Xi will deliver a speech during the celebrations that is expected to attribute China's rapid economic growth to the effective rule of the Chinese Communist Party. Apart from drumming up confidence in his government and the country's achievements, Xi is also likely to offer a veiled message to the U.S. President Donald Trump ripped into Beijing's trade practices in a speech this week at the United Nations.

Over 40 dignitaries, including former Cuban President Raul Castro and the eldest sister of the Thai king, Princess Chakri Sirindhorn, will be honored for their contribution to China's development.

People on Thursday walk along Chinese national flags hung on Beijing street stores to mark the anniversary.   © Reuters

More than 10 young people interviewed by the Nikkei Asian Review all spoke highly of the party's leadership, saying they were proud of China's position on the world stage. Most of the interviewees were born after 1990 under China's then one-child policy.

To them, the upheavals of the Cultural Revolution and hardships endured during the early days of liberalization were their parents' memories.

"It must have been tough," said Wang Zijun, a 27-year-old beautician in Beijing. She said China's youth must appreciate the sacrifices the older generations made for the country to become the world's second largest economy.

Bai Tingting, a hotel clerk aged 25 in Guangdong, hoped that China would one day soon overtake the U.S. to become the world's largest economy.

Tang Qiaoye, a 29-year-old high school teacher in Nanjing, said that her generation can hold their heads up high and also enjoy better welfare, thanks to the pain and suffering the older generations had gone through.

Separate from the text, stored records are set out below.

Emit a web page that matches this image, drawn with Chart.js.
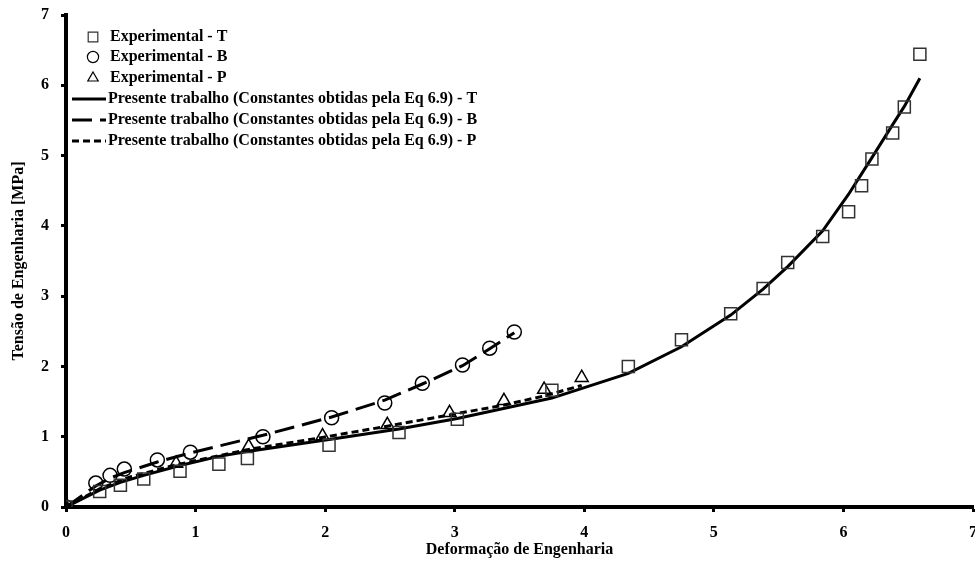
<!DOCTYPE html>
<html>
<head>
<meta charset="utf-8">
<script src="https://cdn.jsdelivr.net/npm/chart.js@4.4.1/dist/chart.umd.min.js"></script>
<style>
  html, body { margin: 0; padding: 0; background: #fff; overflow: hidden; }
  /* canvas um pouco mais largo que a janela: o "7" do eixo x fica cortado na borda, como no original */
  #wrap { width: 983px; height: 565px; }
</style>
</head>
<body>
<div id="wrap"><canvas id="chart" width="983" height="565"></canvas></div>
<script>
// Dados (deformacao x tensao)
const expTx = [0, 0.26, 0.42, 0.60, 0.88, 1.18, 1.40, 2.03, 2.57, 3.02, 3.75, 4.34, 4.75, 5.13, 5.38, 5.57, 5.84, 6.04, 6.14, 6.22, 6.38, 6.47, 6.59];
const expTy = [0, 0.22, 0.31, 0.40, 0.51, 0.61, 0.69, 0.88, 1.06, 1.25, 1.66, 2.00, 2.38, 2.75, 3.11, 3.48, 3.85, 4.20, 4.57, 4.95, 5.32, 5.69, 6.44];

const expBx = [0, 0.23, 0.34, 0.45, 0.705, 0.96, 1.52, 2.05, 2.46, 2.75, 3.06, 3.27, 3.46];
const expBy = [0, 0.34, 0.45, 0.54, 0.67, 0.78, 1.00, 1.27, 1.48, 1.76, 2.02, 2.26, 2.49];

const expPx = [0, 0.85, 1.41, 1.98, 2.48, 2.96, 3.38, 3.69, 3.98];
const expPy = [0, 0.62, 0.86, 1.01, 1.17, 1.34, 1.51, 1.67, 1.84];

// Modelo (Presente trabalho) - calculado nas mesmas deformacoes
const modTx = expTx;
const modTy = [0, 0.24, 0.35, 0.45, 0.59, 0.72, 0.79, 0.96, 1.11, 1.26, 1.55, 1.90, 2.28, 2.73, 3.10, 3.42, 3.93, 4.45, 4.74, 4.97, 5.44, 5.70, 6.10];

const modBx = expBx;
const modBy = [0, 0.30, 0.41, 0.49, 0.64, 0.77, 1.02, 1.28, 1.52, 1.75, 2.01, 2.25, 2.48];

const modPx = [0, 0.27, 0.50, 0.85, 1.41, 1.98, 2.48, 2.96, 3.38, 3.69, 3.98];
const modPy = [0, 0.27, 0.43, 0.60, 0.82, 0.99, 1.15, 1.31, 1.45, 1.58, 1.73];

const xTicks = [0, 1, 2, 3, 4, 5, 6, 7];
const yTicks = [0, 1, 2, 3, 4, 5, 6, 7];

const legendLabels = [
  'Experimental - T',
  'Experimental - B',
  'Experimental - P',
  'Presente trabalho (Constantes obtidas pela Eq 6.9) - T',
  'Presente trabalho (Constantes obtidas pela Eq 6.9) - B',
  'Presente trabalho (Constantes obtidas pela Eq 6.9) - P'
];

const FONT = '"Liberation Serif", "Times New Roman", serif';

// junta x e y em pontos
function pts(xs, ys) {
  return xs.map((x, i) => ({ x: x, y: ys[i] }));
}

// Legenda desenhada a mao, no canto superior esquerdo da area do grafico
const manualLegend = {
  id: 'manualLegend',
  afterDraw(chart) {
    const ctx = chart.ctx;
    const rows = [37, 57, 78, 99, 120, 141];
    ctx.save();
    ctx.font = 'bold 16px ' + FONT;
    ctx.textBaseline = 'middle';
    chart.data.datasets.forEach((ds, i) => {
      const y = rows[i];
      if (!ds.showLine) {
        // marcador vazio (so contorno)
        ctx.fillStyle = 'rgba(0,0,0,0)';
        ctx.strokeStyle = ds.pointBorderColor;
        ctx.lineWidth = 1.2;
        Chart.helpers.drawPoint(ctx, {
          pointStyle: ds.pointStyle,
          radius: ds.pointRadius * 0.8,
          borderWidth: 1.2
        }, 93, y);
        ctx.fillStyle = '#000';
        ctx.fillText(ds.label, 110, y);
      } else {
        ctx.beginPath();
        ctx.strokeStyle = '#000';
        ctx.lineWidth = 3;
        ctx.setLineDash(ds.borderDash || []);
        ctx.moveTo(72, y);
        ctx.lineTo(106, y);
        ctx.stroke();
        ctx.setLineDash([]);
        ctx.fillStyle = '#000';
        ctx.fillText(ds.label, 108, y);
      }
    });
    ctx.restore();
  }
};

const markerBase = {
  showLine: false,
  backgroundColor: 'rgba(0,0,0,0)',
  pointBackgroundColor: 'rgba(0,0,0,0)',
  pointBorderWidth: 1.5
};

const lineBase = {
  showLine: true,
  pointRadius: 0,
  pointHoverRadius: 0,
  borderColor: '#000',
  borderWidth: 3,
  tension: 0,
  fill: false
};

const ctx = document.getElementById('chart').getContext('2d');

const chart = new Chart(ctx, {
  type: 'scatter',
  data: {
    datasets: [
      Object.assign({}, markerBase, {
        label: legendLabels[0], data: pts(expTx, expTy),
        pointStyle: 'rect', pointRadius: 8.5, pointBorderColor: '#333'
      }),
      Object.assign({}, markerBase, {
        label: legendLabels[1], data: pts(expBx, expBy),
        pointStyle: 'circle', pointRadius: 7, pointBorderColor: '#000'
      }),
      Object.assign({}, markerBase, {
        label: legendLabels[2], data: pts(expPx, expPy),
        pointStyle: 'triangle', pointRadius: 7.5, pointBorderColor: '#000'
      }),
      Object.assign({}, lineBase, {
        label: legendLabels[3], data: pts(modTx, modTy)
      }),
      Object.assign({}, lineBase, {
        label: legendLabels[4], data: pts(modBx, modBy), borderDash: [20, 8]
      }),
      Object.assign({}, lineBase, {
        label: legendLabels[5], data: pts(modPx, modPy), borderDash: [7, 4]
      })
    ]
  },
  options: {
    responsive: false,
    animation: false,
    devicePixelRatio: 1,
    layout: { padding: { left: 0, top: 15, right: 0, bottom: 0 } },
    plugins: {
      legend: { display: false },
      tooltip: { enabled: false }
    },
    scales: {
      x: {
        type: 'linear',
        min: 0,
        max: 7,
        afterBuildTicks: (axis) => { axis.ticks = xTicks.map(v => ({ value: v })); },
        // fixa a altura do eixo x
        afterFit: (axis) => { axis.height = 58; axis.paddingRight = 2; axis.paddingLeft = 0; },
        border: { display: true, width: 4, color: '#000' },
        grid: { drawOnChartArea: false, drawTicks: true, tickLength: 5, tickWidth: 3, tickColor: '#000' },
        ticks: {
          color: '#000',
          padding: 11,
          font: { family: FONT, size: 16, weight: 'bold' }
        },
        title: {
          display: true,
          text: 'Deformação de Engenharia',
          color: '#000',
          padding: { top: 0, bottom: 6 },
          font: { family: FONT, size: 16, weight: 'bold' }
        }
      },
      y: {
        type: 'linear',
        min: 0,
        max: 7,
        afterBuildTicks: (axis) => { axis.ticks = yTicks.map(v => ({ value: v })); },
        afterFit: (axis) => { axis.width = 66; axis.paddingTop = 0; axis.paddingBottom = 0; },
        border: { display: true, width: 4, color: '#000' },
        grid: { drawOnChartArea: false, drawTicks: true, tickLength: 5, tickWidth: 3, tickColor: '#000' },
        ticks: {
          color: '#000',
          padding: 12,
          font: { family: FONT, size: 16, weight: 'bold' }
        },
        title: {
          display: true,
          text: 'Tensão de Engenharia [MPa]',
          color: '#000',
          padding: { top: 9, bottom: 0 },
          font: { family: FONT, size: 16, weight: 'bold' }
        }
      }
    }
  },
  plugins: [manualLegend]
});
</script>
</body>
</html>
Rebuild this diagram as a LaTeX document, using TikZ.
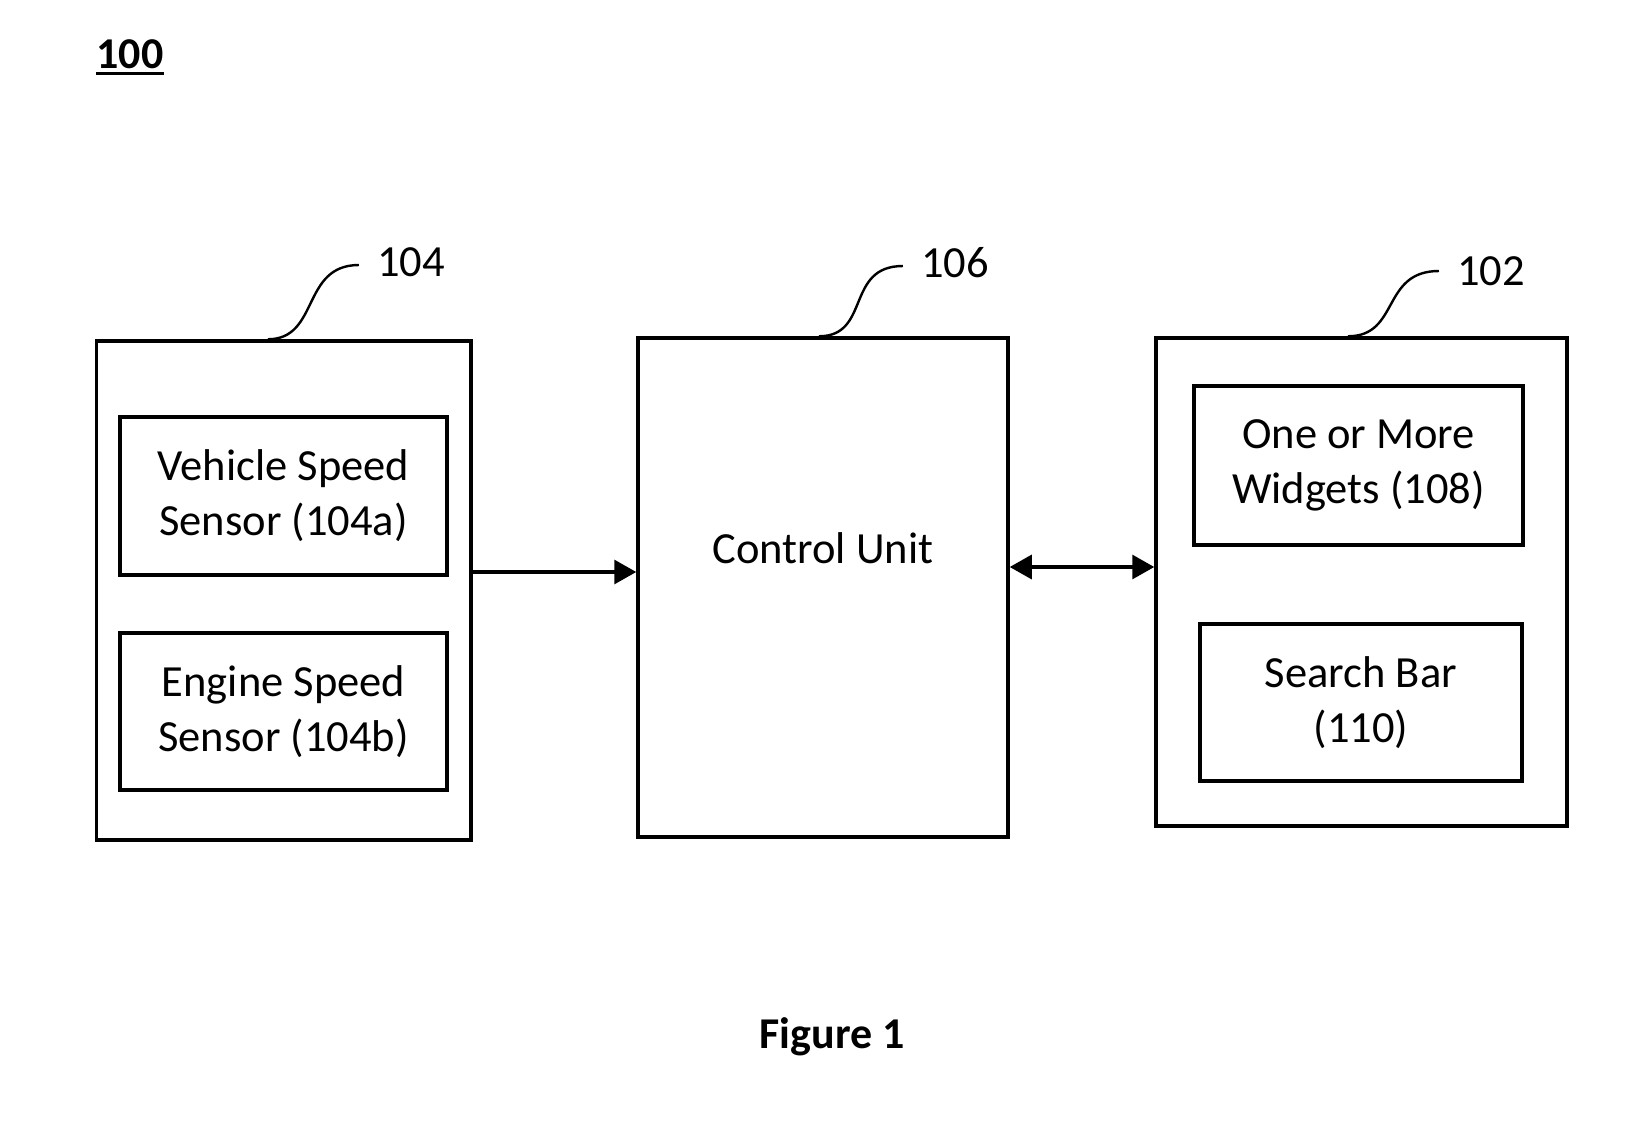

Despite such patriotic feelings, some expressed concerns about the rising cost of living.

"Healthcare and education costs are too high," said Dai Yongxue, a 30-year-old hotel receptionist in Tangzhou who has a three-year-old son. This sentiment was echoed by Tang, who is expecting her first child soon.

These concerns reflect a growing wealth gap in the country. The per capita disposable income for the middle class in urban households was 33,781 yuan ($4,734) in 2017, more than double that in the rural areas, according to official data.

Beijing will have to address the structural problems of the economy and implement reforms that could inflict short-term pain. But for now, the leadership has captured the imagination of the country's youth and a successful parade will help to temporarily mask the problems ahead.